Frank McKee

Personal information
- Full name: Francis Joseph McKee
- Date of birth: 25 January 1923
- Place of birth: Cowdenbeath, Scotland
- Date of death: 24 July 1988 (aged 65)
- Place of death: Slough, England
- Position(s): Half back

Senior career*
- Years: Team / Apps / (Gls)
- Lochgelly Albert
- >–1947: Dundee United / 18 / (0)
- 1948–1952: Birmingham City / 22 / (0)
- 1952–1956: Gillingham / 53 / (0)
- 1956–1957: Gloucester City
- 1957–?: Kidderminster Harriers

= Frank McKee =

Scottish footballer

Francis Joseph McKee (25 January 1923 – 24 July 1988) was a Scottish professional footballer who played as a half-back.
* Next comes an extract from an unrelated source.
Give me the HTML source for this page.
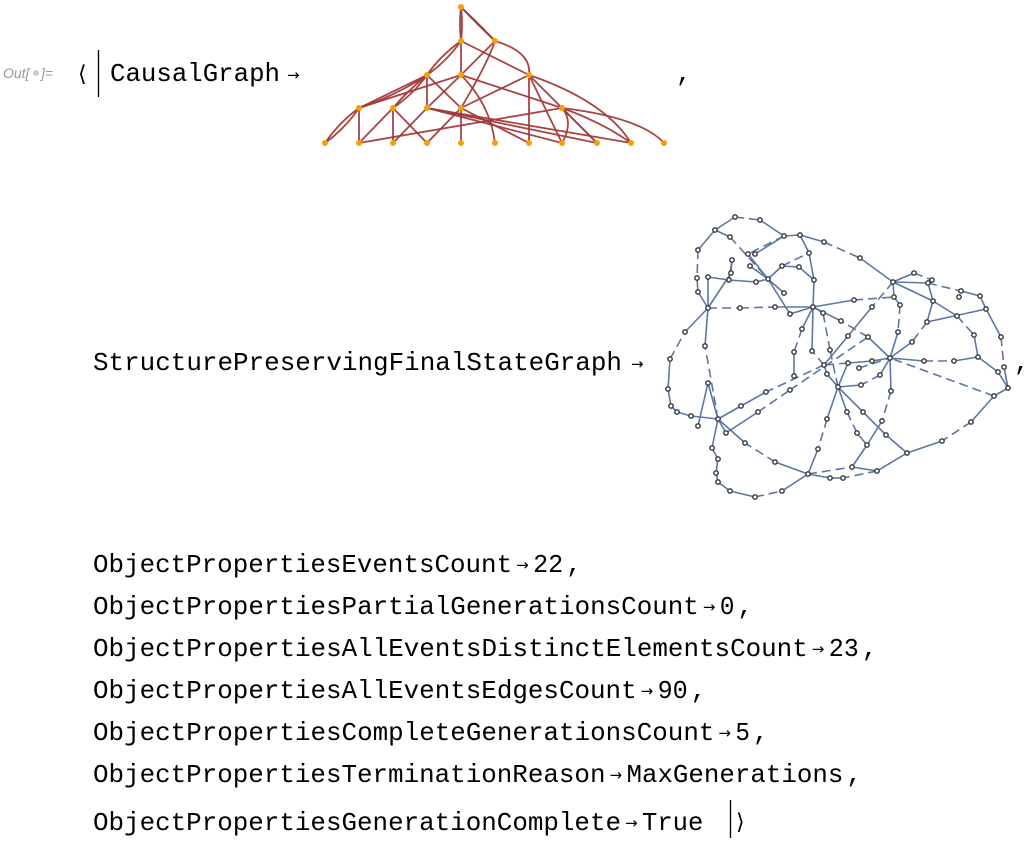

He played in the Scottish League for Dundee United in the 1947–48 season, and in the English Football League for Birmingham City and Gillingham between 1948 and 1955. He began his career with junior club Lochgelly Albert, and went on to play for Southern League clubs Gloucester City, for whom he scored once in 26 appearances, and Kidderminster Harriers. After retiring from football he worked for South Staffordshire Water.

His grandson Jaimes was also a footballer and represented Hong Kong at international level.